Изменить размер шрифта - +
Встав на площадку на краю крановой «руки» и вооружившись короткой мотопилой, он начал кружить вокруг моей мелии. Сначала он удалил тонкие ветки, потом более толстые, и так двигался, пока от дерева остался только скелет ствола с торчащими из него обрезками самых толстых ветвей, уже без листьев. Потеряв ветви и листья, дерево потеряло и цвет. Зеленое, полное жизни тело превратилось в черный силуэт на фоне светлого неба, в скелет с расставленными руками, точно памятник самому себе. А Галь все порхал и порхал над ним, то воспаряя, то спускаясь, с тарахтящей пилой в руке, и продолжал отсекать от него кусок за куском.

Любая рубка дерева — тяжелое зрелище, но почему-то именно это осторожное, четко спланированное отсечение ложилось на сердце особенно тяжелым камнем. В жилом квартале не разрешается рубить дерево у основания ствола, потому что оно может упасть на крышу, на человека, на машину, на другие растения. Поэтому Галь и резал его часть за частью, словно свершал медленную казнь. Но он был профессионал, и поэтому его движения выглядели, как прикосновения врача или даже любящего человека, а не как грубые удары палача.
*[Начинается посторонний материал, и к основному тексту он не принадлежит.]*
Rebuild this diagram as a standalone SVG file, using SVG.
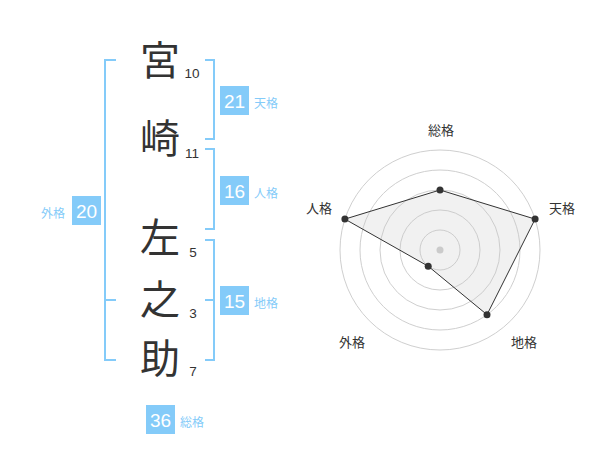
<svg xmlns="http://www.w3.org/2000/svg" width="600" height="470" viewBox="0 0 600 470">
<style>
.k{font-family:"Noto Sans CJK JP","Noto Sans CJK SC",sans-serif;font-size:40px;fill:#333;text-anchor:middle}
.n{font-family:"Liberation Sans",Arial,sans-serif;font-size:13.5px;fill:#333;text-anchor:middle}
.br{fill:none;stroke:#84cbf9;stroke-width:2}
.bx{fill:#84cbf9}
.bt{font-family:"Liberation Sans",Arial,sans-serif;font-size:19px;fill:#fff;text-anchor:middle}
.bl{font-family:"Noto Sans CJK JP",sans-serif;font-size:12px;fill:#84cbf9}
.rl{font-family:"Noto Sans CJK JP",sans-serif;font-size:13px;fill:#333;text-anchor:middle}
.ring{fill:none;stroke:#cfcfcf;stroke-width:1}
.pt{fill:#333}
</style>
<rect width="600" height="470" fill="#fff"/>
<g id="connectors">
<path class="br" d="M116,60 H105 V360 H116 M105,300 H116"/>
<path class="br" d="M205,60 H214 V139 H205"/>
<path class="br" d="M205,149 H214 V229 H205"/>
<path class="br" d="M205,240 H214 V360 H205 M214,300 H205"/>
</g>
<g id="char-miya"><text class="k" x="160" y="75">宮</text><text class="n" x="192" y="77.5">10</text></g>
<g id="char-saki"><text class="k" x="160" y="153">崎</text><text class="n" x="192" y="157.5">11</text></g>
<g id="char-sa"><text class="k" x="160" y="252">左</text><text class="n" x="193" y="257">5</text></g>
<g id="char-no"><text class="k" x="160" y="314">之</text><text class="n" x="193" y="317.5">3</text></g>
<g id="char-suke"><text class="k" x="160" y="373">助</text><text class="n" x="193" y="376">7</text></g>
<g id="tenkaku"><rect class="bx" x="220" y="86" width="29" height="29"/><text class="bt" x="234.5" y="107.5">21</text><text class="bl" x="254" y="108">天格</text></g>
<g id="jinkaku"><rect class="bx" x="220" y="176" width="29" height="29"/><text class="bt" x="234.5" y="197.5">16</text><text class="bl" x="254" y="198">人格</text></g>
<g id="chikaku"><rect class="bx" x="220" y="286" width="29" height="29"/><text class="bt" x="234.5" y="307.5">15</text><text class="bl" x="254" y="308">地格</text></g>
<g id="gaikaku"><rect class="bx" x="72" y="196" width="29" height="29"/><text class="bt" x="86.5" y="217.5">20</text><text class="bl" x="41" y="218">外格</text></g>
<g id="soukaku"><rect class="bx" x="146" y="405" width="29" height="29"/><text class="bt" x="160.5" y="426.5">36</text><text class="bl" x="180" y="427">総格</text></g>
<g id="radar">
<circle class="ring" cx="440" cy="250" r="20"/>
<circle class="ring" cx="440" cy="250" r="40"/>
<circle class="ring" cx="440" cy="250" r="60"/>
<circle class="ring" cx="440" cy="250" r="80"/>
<circle class="ring" cx="440" cy="250" r="100"/>
<circle cx="440" cy="250" r="3.5" fill="#cccccc"/>
<polygon points="440,190 535.1,219.1 487,314.7 428.2,266.2 344.9,219.1" fill="rgba(200,200,200,0.25)" stroke="#333" stroke-width="1"/>
<circle class="pt" cx="440" cy="190" r="3.5"/>
<circle class="pt" cx="535.1" cy="219.1" r="3.5"/>
<circle class="pt" cx="487" cy="314.7" r="3.5"/>
<circle class="pt" cx="428.2" cy="266.2" r="3.5"/>
<circle class="pt" cx="344.9" cy="219.1" r="3.5"/>
<text class="rl" x="441" y="135">総格</text>
<text class="rl" x="562" y="213">天格</text>
<text class="rl" x="524" y="347">地格</text>
<text class="rl" x="352" y="347">外格</text>
<text class="rl" x="319" y="213">人格</text>
</g>
</svg>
В сборнике «Пирке де рабби Элиезер» написано: «Когда срубают плодоносное дерево, его голос доносится с одного конца мира до другого, но он не слышен». Это красивая формулировка, она напоминает японское хайку и вызывает зависть своей элегантностью, но ее содержание разочаровывает, потому что в словах «плодоносное дерево» чувствуется утилитарный антропоцентристский подход. Плоды есть у всех деревьев, они составляют их часть, несущую в себе семена, но человек награждает почетным званием «плодоносное дерево» только те деревья, которые дают съедобные плоды — для него съедобные. Остальные он описывает обидным названием «неплодовые деревья», произведенным от того же корня, что бесплодие, то есть бездетность. И это идет еще от Книги Бытия, которая первой провозгласила, что природа и все ее животные и растения сотворены только лишь для пользы и удовольствия человека, этого «венца творения».

У деревьев — независимо от того, дают они плоды съедобные для человека или нет, — есть свойства, присущие всем животным и человеку: они рождаются и умирают, едят, пьют, размножаются, болеют, чувствуют свет, тепло, прикосновение, влажность, а возможно — и течение времени. А некоторые из них даже способны двигаться — в сторону солнца, например, или в поисках поддержки и опоры. Одно из моих оливковых деревьев, к примеру, явно не любит своего соседа — большую фисташку — и склоняется так, чтобы как можно дальше отодвинуть от него свои ветви.

Чувствуют ли деревья боль? Я сомневаюсь. Кричат ли они от боли? Несмотря на то что написано в «Пирке де рабби Элиезер», я сомневаюсь и в этом. Но я согласен с тем, что если они действительно чувствуют боль и кричат, то люди неспособны слышать их голос, — как они неспособны слышать и понимать всех тех, кто слишком отличается от них.

Покончив с ветвями, Галь опустил «руку» своего крана и стал пилить остатки толстых ветвей и ствол на круглые чурки, которые падали на землю. Звуки их падения — со всё уменьшавшейся высоты — менялись от первого тяжелого и звонкого удара до мягкого, глухого, последнего. Галь спустился с крана, срезал два последних метра того, что только что было стволом, выключил пилу и положил ее на место. Наступила тишина.

Мы сели выпить по стакану холодной воды. Галь сказал: «У меня совсем испортилось настроение. Ненавижу спиливать дерево до земли. Я предпочел бы подрезать и спасти, но тут не было выхода».

Побеги — тонкие ветки с листьями — он погрузил на повозку и отвез в специальное место, где все местные садоводы складывают отрезанные ветки. Обрезки толстых ветвей и ствола взял себе для отопления. А спустя несколько дней вернулся для «контрольного выстрела»: просверлил в обрубке ствола несколько отверстий и влил в них древесную отраву, потому что мелия — дерево очень живучее и быстро восстанавливается.